After I had a really nice day with Lori, her husband and their daughter I came home to a very unpleasant moment. In the morning I called Karen who is my director because I wanted to tell her about what happened at the immigration office yesterday. At the time I called her in the morning she was busy and she couldn’t talk. She told me that she would call me back in an hour. I told her alright and told her that we’d talk later.
Well I didn’t hear back from her the rest of the day so when I got home around 8:00pm I decided to call her. Unfortunately it wasn’t the most pleasant conversation at all and in fact by the end of the almost ten minute phone call I was just speechless. So, the good day I had turned into the worse day ever. Basically my director was very upset of how I handled the situation with my Romanian visa and I think she had a negative reaction from the e-mail that I sent out. I must be a lot more careful how I send out prayer requests e-mails out in the future. I did not understand why my director was so upset at me. After that phone call I felt very emotionally crushed and broken. I cried so hard that I shook.
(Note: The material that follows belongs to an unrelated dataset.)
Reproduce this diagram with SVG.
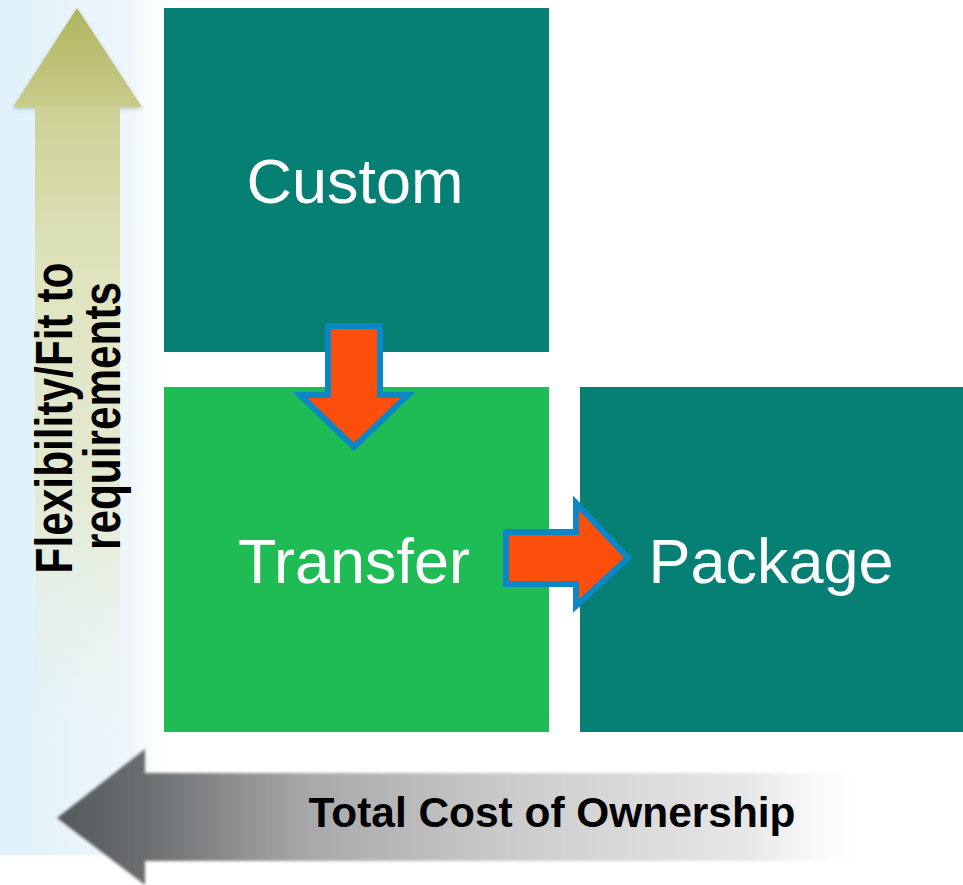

I decided to call Lori and tell her what happened so she told me right away that she will pick me up and take me to her house for a bit. I was so thankful that Lori took me back to her house and we were able to talk. Then I called my parents on Skype at her house and told them what happened. I was so glad that I was able to talk to my parents at Lori and Stephen’s house. After I spoke to them I was able to calm myself down a bit but I still went home very down.
When I came home I ended up talking to Kim (she works at Pathway to Joy’s American office) and told her about what happened today. Kim and Sally who was with her encouraged and prayed for me, that really meant a lot to me for them to take the time to do that. I went to bed that night feeling broken. I remembered that I asked God for His peace and comfort so I could fall asleep and not stay up all night thinking about that phone call I had that evening.